Por Tiago Agostini
Ator, humorista, escritor, diretor e músico, com mais de 25 anos de atuação com comunicação através do teatro, palestras, treinamentos e ensino em entidades sociais.
Morreu. Ponto.
Ele estava ali, na sala, digitando furiosamente o que parecia ser a nova piada do século — ou, no mínimo, um parágrafo que finalmente faria sentido —, quando a notícia veio. Breaking News. Ele não tinha muita paciência com esses arroubos de anglofilia da televisão brasileira, mas era forçado a admitir que, no momento, o termo fazia um certo sentido. Algo havia se quebrado, de fato. A notícia chegou com a força de um soco na nuca, e a primeira coisa que ele fez foi parar de digitar. A tela, antes cheia de letras em ebulição, agora era apenas um retângulo vazio. E a parede branca à sua frente, um espelho da sua própria incredulidade.
Morreu. Ponto final. Morreu, e o que se faz agora? Liga para o Leandro? Chora? Manda uma mensagem de pesar para a família? A primeira coisa que ele pensou foi que a família não o conhecia, o que tornava a mensagem de pesar um tanto quanto pretensiosa, ou no mínimo estranha. Quanto a ligar para o Leandro… Bem, a conversa já estava ensaiada na sua cabeça, e ele sabia que seria o mesmo diálogo de sempre, direto, sem rodeios e sem emoção, quase como um código Morse.
— Viu que morreu?
— Vi.
— …Como estão as coisas?
— Bem.
— E aquele projeto?
— Pois é.
— …Um abraço.
— Outro.
O problema é que o morto não era só uma pessoa. Era uma presença. Era a garantia de que, no fim das contas, a vida não era só um grande tédio. Aquele sujeito tinha o dom de transformar o trivial em algo genial, de pegar a nossa vida ordinária e transformar em comédia. E agora, ele tinha ido embora. Um absurdo, pensou ele, morrer sem ter realizado o sonho de não morrer nunca.
O morto era um velho amigo, mesmo que nunca tivessem tomado um café juntos. Ele estava lá nos primeiros anos, naqueles livros didáticos que a gente finge que lê, Para Gostar de Ler, na terceira série. Depois, ressurgiu no teatro, com aquele espetáculo O Marido do Dr. Pompeu, que foi uma das primeiras peças que ele assistiu. Mas foi em O Analista de Bagé que a amizade se consolidou. A peça não era só uma peça; era um movimento. Era o que unia uma geração inteira de gente que queria fazer arte, queria fazer rir, e queria fazer barulho. Ele se lembrava de o morto ter assinado pessoalmente a autorização para a peça e, se a memória não o traía, talvez até tivesse respondido a um e-mail, anos depois. A letra parecia ser dele, pelo menos.

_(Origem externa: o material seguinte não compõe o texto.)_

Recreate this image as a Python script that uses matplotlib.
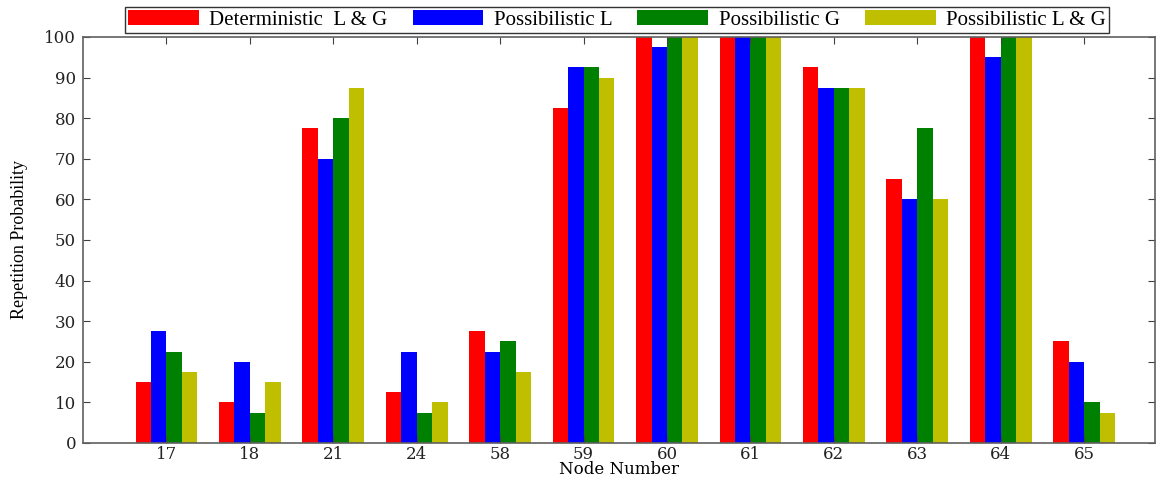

Agora, o morto estava morto. Que palavra esquisita, “morto”. Talvez por isso a brincadeira com o nome, “Ed Mort”, uma forma de rir da palavra no seu próprio universo peculiar. Mas, enquanto a gente aqui choraminga, as Cobras continuam cobras, a Mulher do Silva continua na redescoberta do amor em Paris, e as Comédias da Vida Privada seguem no seu mundo eterno, sem saber que o seu criador partiu. Naquela roda de pôquer da crônica, o grito “Ninguém sai, ninguém sai” ainda ecoa, a galinha ainda ri da decadência do Ocidente, e a mãe de Freud ainda é do Mário de Andrade, o que, convenhamos, continua sendo um mistério para a psicanálise e para a vida. Afinal, é como Shakespeare diria: a vida é um palco, e nós somos os atores. Só que, desta vez, um deles fez a sua última cena, e a cortina caiu. Luís, entregue um abraço ao Tchakaruga de Paranaguá.
Tiago Agostini escreveu esta homenagem a Luis Fernando Veríssimo no último sábado, 30 de agosto de 2025, dia da morte do escritor e cronista, um dos maiores gênios da literatura brasileira.